═════ INPUT ROWS ═════
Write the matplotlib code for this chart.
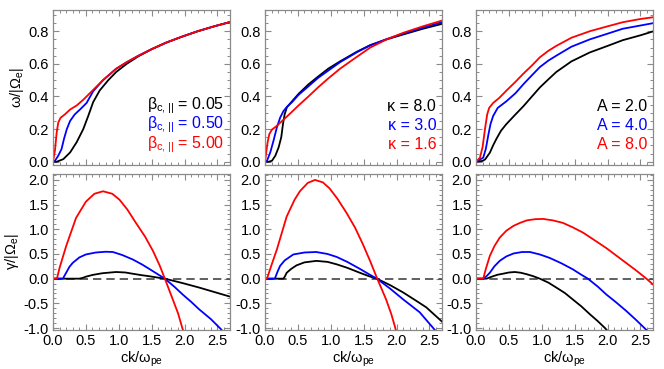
import matplotlib
matplotlib.use("Agg")
import matplotlib.pyplot as plt
from matplotlib.ticker import MultipleLocator, FormatStrFormatter

plt.rcParams['font.family'] = ['Liberation Sans', 'DejaVu Sans']
plt.rcParams['mathtext.fontset'] = 'custom'
plt.rcParams['mathtext.rm'] = 'Liberation Sans'

# ---------------- data ----------------
# Panel 1: beta_c,|| variation
p1_omega_black_k = [0.0, 0.056, 0.157, 0.26, 0.36, 0.46, 0.535, 0.61, 0.71, 0.84, 0.96, 1.12, 1.3, 1.5, 1.72, 1.95, 2.2, 2.45, 2.68]
p1_omega_black_w = [0.0, 0.0, 0.016, 0.057, 0.12, 0.20, 0.28, 0.365, 0.437, 0.50, 0.55, 0.60, 0.647, 0.69, 0.73, 0.765, 0.80, 0.83, 0.855]
p1_omega_blue_k = [0.0, 0.03, 0.08, 0.13, 0.167, 0.21, 0.26, 0.33, 0.41, 0.51, 0.61, 0.76, 0.96, 1.12, 1.3, 1.5, 1.72, 1.95, 2.2, 2.45, 2.68]
p1_omega_blue_w = [0.0, 0.006, 0.037, 0.078, 0.14, 0.20, 0.25, 0.29, 0.32, 0.36, 0.432, 0.50, 0.57, 0.61, 0.65, 0.69, 0.73, 0.765, 0.80, 0.83, 0.855]
p1_omega_red_k = [0.0, 0.03, 0.056, 0.08, 0.116, 0.18, 0.26, 0.36, 0.46, 0.61, 0.76, 0.96, 1.12, 1.3, 1.5, 1.72, 1.95, 2.2, 2.45, 2.68]
p1_omega_red_w = [0.0, 0.07, 0.18, 0.24, 0.27, 0.29, 0.32, 0.345, 0.38, 0.44, 0.50, 0.57, 0.61, 0.65, 0.69, 0.73, 0.765, 0.80, 0.83, 0.855]

p1_gamma_black_k = [0.0, 0.4, 0.45, 0.5, 0.6, 0.75, 0.96, 1.1, 1.21, 1.35, 1.46, 1.60, 1.70, 1.85, 1.97, 2.22, 2.45, 2.68]
p1_gamma_black_g = [0.0, 0.0, 0.015, 0.04, 0.075, 0.11, 0.135, 0.125, 0.10, 0.07, 0.05, 0.02, 0.0, -0.05, -0.09, -0.18, -0.27, -0.36]
p1_gamma_blue_k = [0.0, 0.15, 0.2, 0.25, 0.3, 0.4, 0.5, 0.65, 0.8, 0.91, 1.05, 1.21, 1.35, 1.46, 1.58, 1.70, 1.85, 1.97, 2.1, 2.22, 2.4, 2.55, 2.6]
p1_gamma_blue_g = [0.0, 0.0, 0.12, 0.24, 0.32, 0.43, 0.49, 0.53, 0.545, 0.54, 0.48, 0.39, 0.29, 0.20, 0.10, 0.0, -0.17, -0.32, -0.47, -0.62, -0.82, -1.02, -1.1]
p1_gamma_red_k = [0.0, 0.06, 0.1, 0.2, 0.35, 0.5, 0.63, 0.76, 0.9, 1.01, 1.13, 1.26, 1.4, 1.52, 1.62, 1.70, 1.82, 1.9, 1.97, 2.0]
p1_gamma_red_g = [0.0, 0.0, 0.22, 0.66, 1.23, 1.56, 1.72, 1.77, 1.72, 1.60, 1.40, 1.13, 0.85, 0.56, 0.27, 0.0, -0.42, -0.70, -1.02, -1.15]

# Panel 2: kappa variation
p2_omega_black_k = [0.0, 0.056, 0.106, 0.157, 0.207, 0.247, 0.273, 0.298, 0.333, 0.41, 0.51, 0.66, 0.81, 0.96, 1.14, 1.4, 1.6, 1.85, 2.1, 2.4, 2.69]
p2_omega_black_w = [0.0, 0.0, 0.006, 0.037, 0.088, 0.15, 0.23, 0.29, 0.334, 0.37, 0.416, 0.474, 0.523, 0.57, 0.615, 0.675, 0.715, 0.75, 0.78, 0.815, 0.845]
p2_omega_blue_k = [0.0, 0.03, 0.08, 0.13, 0.18, 0.23, 0.28, 0.33, 0.41, 0.51, 0.81, 1.14, 1.4, 1.6, 1.85, 2.1, 2.4, 2.69]
p2_omega_blue_w = [0.0, 0.006, 0.057, 0.13, 0.21, 0.27, 0.31, 0.335, 0.365, 0.41, 0.515, 0.61, 0.672, 0.713, 0.752, 0.785, 0.822, 0.855]
p2_omega_red_k = [0.0, 0.015, 0.04, 0.066, 0.106, 0.18, 0.26, 0.36, 0.51, 0.66, 0.81, 0.96, 1.14, 1.35, 1.6, 1.85, 2.1, 2.4, 2.69]
p2_omega_red_w = [0.0, 0.047, 0.12, 0.17, 0.197, 0.22, 0.25, 0.287, 0.345, 0.40, 0.457, 0.51, 0.57, 0.63, 0.70, 0.75, 0.79, 0.83, 0.865]

p2_gamma_black_k = [0.0, 0.28, 0.3, 0.33, 0.4, 0.48, 0.6, 0.78, 0.95, 1.09, 1.25, 1.44, 1.58, 1.70, 1.9, 2.1, 2.3, 2.45, 2.69]
p2_gamma_black_g = [0.0, 0.0, 0.04, 0.12, 0.20, 0.27, 0.33, 0.36, 0.34, 0.29, 0.22, 0.12, 0.05, 0.0, -0.13, -0.28, -0.45, -0.58, -0.87]
p2_gamma_blue_k = [0.0, 0.15, 0.19, 0.23, 0.3, 0.43, 0.6, 0.78, 0.95, 1.09, 1.25, 1.44, 1.58, 1.70, 1.9, 2.1, 2.35, 2.55, 2.6]
p2_gamma_blue_g = [0.0, 0.0, 0.14, 0.26, 0.37, 0.49, 0.53, 0.54, 0.50, 0.44, 0.34, 0.20, 0.09, 0.0, -0.20, -0.42, -0.68, -0.99, -1.07]
p2_gamma_red_k = [0.0, 0.03, 0.1, 0.18, 0.33, 0.45, 0.53, 0.65, 0.76, 0.88, 0.98, 1.1, 1.24, 1.37, 1.49, 1.6, 1.69, 1.77, 1.84, 1.92, 1.97, 2.0]
p2_gamma_red_g = [0.0, 0.0, 0.28, 0.59, 1.26, 1.60, 1.77, 1.94, 2.0, 1.95, 1.83, 1.62, 1.33, 1.03, 0.69, 0.35, 0.05, -0.20, -0.42, -0.72, -0.95, -1.1]

# Panel 3: A variation
p3_omega_black_k = [0.0, 0.1, 0.14, 0.21, 0.26, 0.31, 0.38, 0.46, 0.6, 0.72, 0.85, 0.97, 1.1, 1.22, 1.45, 1.73, 2.0, 2.23, 2.5, 2.70]
p3_omega_black_w = [0.0, 0.005, 0.015, 0.055, 0.10, 0.14, 0.19, 0.23, 0.29, 0.34, 0.40, 0.455, 0.505, 0.55, 0.615, 0.67, 0.71, 0.745, 0.775, 0.80]
p3_omega_blue_k = [0.0, 0.11, 0.15, 0.19, 0.22, 0.26, 0.33, 0.46, 0.6, 0.72, 0.85, 0.97, 1.1, 1.22, 1.45, 1.73, 2.0, 2.23, 2.5, 2.70]
p3_omega_blue_w = [0.0, 0.025, 0.08, 0.17, 0.23, 0.28, 0.33, 0.37, 0.42, 0.475, 0.53, 0.58, 0.62, 0.65, 0.705, 0.75, 0.785, 0.815, 0.835, 0.85]
p3_omega_red_k = [0.0, 0.06, 0.1, 0.14, 0.17, 0.2, 0.26, 0.35, 0.46, 0.6, 0.72, 0.85, 0.97, 1.1, 1.22, 1.45, 1.73, 2.0, 2.23, 2.5, 2.70]
p3_omega_red_w = [0.0, 0.025, 0.09, 0.21, 0.29, 0.33, 0.36, 0.39, 0.435, 0.49, 0.54, 0.59, 0.64, 0.68, 0.71, 0.76, 0.80, 0.83, 0.855, 0.875, 0.886]

p3_gamma_black_k = [0.0, 0.16, 0.2, 0.26, 0.33, 0.41, 0.5, 0.59, 0.68, 0.77, 0.87, 0.97, 1.1, 1.22, 1.35, 1.47, 1.6, 1.73, 1.85, 1.96, 2.0]
p3_gamma_black_g = [0.0, 0.0, 0.02, 0.05, 0.08, 0.10, 0.125, 0.135, 0.12, 0.09, 0.05, 0.0, -0.08, -0.18, -0.29, -0.42, -0.56, -0.72, -0.86, -1.0, -1.06]
p3_gamma_blue_k = [0.0, 0.11, 0.16, 0.21, 0.28, 0.36, 0.46, 0.57, 0.7, 0.82, 0.97, 1.12, 1.3, 1.47, 1.6, 1.70, 1.85, 1.98, 2.13, 2.28, 2.42, 2.56, 2.62]
p3_gamma_blue_g = [0.0, 0.0, 0.05, 0.12, 0.25, 0.36, 0.45, 0.51, 0.54, 0.54, 0.49, 0.42, 0.31, 0.19, 0.08, 0.0, -0.16, -0.32, -0.48, -0.65, -0.82, -1.0, -1.08]
p3_gamma_red_k = [0.0, 0.11, 0.15, 0.21, 0.28, 0.36, 0.46, 0.57, 0.67, 0.77, 0.9, 1.02, 1.17, 1.32, 1.47, 1.63, 1.8, 1.98, 2.13, 2.28, 2.44, 2.59, 2.70]
p3_gamma_red_g = [0.0, 0.0, 0.2, 0.46, 0.66, 0.83, 0.97, 1.07, 1.13, 1.18, 1.205, 1.21, 1.18, 1.13, 1.04, 0.93, 0.78, 0.62, 0.47, 0.32, 0.16, 0.0, -0.13]

legend_labels = [
    [r'β$_{\mathregular{c,||}}$ = 0.05', r'β$_{\mathregular{c,||}}$ = 0.50', r'β$_{\mathregular{c,||}}$ = 5.00'],
    ['κ = 8.0', 'κ = 3.0', 'κ = 1.6'],
    ['A = 2.0', 'A = 4.0', 'A = 8.0'],
]
colors = ['black', 'blue', 'red']

omega_data = [
    [(p1_omega_black_k, p1_omega_black_w), (p1_omega_blue_k, p1_omega_blue_w), (p1_omega_red_k, p1_omega_red_w)],
    [(p2_omega_black_k, p2_omega_black_w), (p2_omega_blue_k, p2_omega_blue_w), (p2_omega_red_k, p2_omega_red_w)],
    [(p3_omega_black_k, p3_omega_black_w), (p3_omega_blue_k, p3_omega_blue_w), (p3_omega_red_k, p3_omega_red_w)],
]
gamma_data = [
    [(p1_gamma_black_k, p1_gamma_black_g), (p1_gamma_blue_k, p1_gamma_blue_g), (p1_gamma_red_k, p1_gamma_red_g)],
    [(p2_gamma_black_k, p2_gamma_black_g), (p2_gamma_blue_k, p2_gamma_blue_g), (p2_gamma_red_k, p2_gamma_red_g)],
    [(p3_gamma_black_k, p3_gamma_black_g), (p3_gamma_blue_k, p3_gamma_blue_g), (p3_gamma_red_k, p3_gamma_red_g)],
]

# ---------------- figure ----------------
fig = plt.figure(figsize=(6.64, 3.69), dpi=100)
lefts = [53 / 664, 265 / 664, 476 / 664]
width = 177 / 664
top_bottom, top_h = 1 - 165 / 369, 155 / 369
bot_bottom, bot_h = 1 - 330 / 369, 156 / 369
frame_col = '#8a8a8a'
xmax = 2.69
fs = 10.5


def style(ax):
    for s in ax.spines.values():
        s.set_color(frame_col)
        s.set_linewidth(0.9)
    ax.tick_params(which='both', direction='in', top=True, right=True,
                   color=frame_col, labelsize=fs, pad=3)
    ax.tick_params(which='major', length=4.5, width=0.8)
    ax.tick_params(which='minor', length=2.2, width=0.7)
    ax.xaxis.set_major_locator(MultipleLocator(0.5))
    ax.xaxis.set_minor_locator(MultipleLocator(0.1))


for i in range(3):
    axt = fig.add_axes([lefts[i], top_bottom, width, top_h])
    axb = fig.add_axes([lefts[i], bot_bottom, width, bot_h])
    for (k, w), c in zip(omega_data[i], colors):
        axt.plot(k, w, color=c, lw=1.3, solid_joinstyle='round')
    axb.axhline(0.0, color='#444444', lw=1.2, ls=(0, (5, 3)))
    for (k, g), c in zip(gamma_data[i], colors):
        axb.plot(k, g, color=c, lw=1.3, solid_joinstyle='round')
    for ax in (axt, axb):
        style(ax)
        ax.set_xlim(0, xmax)
    axt.set_ylim(-0.02, 0.93)
    axt.yaxis.set_major_locator(MultipleLocator(0.2))
    axt.yaxis.set_minor_locator(MultipleLocator(0.05))
    axt.set_xticklabels([])
    axt.yaxis.set_major_formatter(FormatStrFormatter('%.1f'))
    axb.set_ylim(-1.04, 2.12)
    axb.yaxis.set_major_locator(MultipleLocator(0.5))
    axb.yaxis.set_minor_locator(MultipleLocator(0.1))
    axb.yaxis.set_major_formatter(FormatStrFormatter('%.1f'))
    axb.xaxis.set_major_formatter(FormatStrFormatter('%.1f'))
    axb.set_xlabel(r'ck/ω$_{\mathregular{pe}}$', fontsize=fs, labelpad=1)
    for j, (lab, c) in enumerate(zip(legend_labels[i], colors)):
        axt.text(0.967, 0.38 - j * 0.123, lab, color=c, fontsize=11.5,
                 ha='right', va='center', transform=axt.transAxes)
    if i == 0:
        axt.set_ylabel(r'ω/|Ω$_{\mathregular{e}}$|', fontsize=fs, labelpad=2)
        axb.set_ylabel(r'γ/|Ω$_{\mathregular{e}}$|', fontsize=fs, labelpad=2)

fig.savefig('out.png', dpi=100)
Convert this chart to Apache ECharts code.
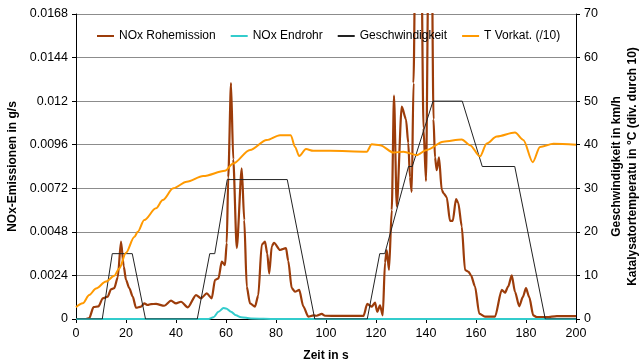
═════
■ EXERCISE PROMPT
Your task is to pick out every line with the string "code" and copy it.

■ THE COMPLETED TASK
Write the matplotlib code for this chart.
Convert this chart to Apache ECharts code.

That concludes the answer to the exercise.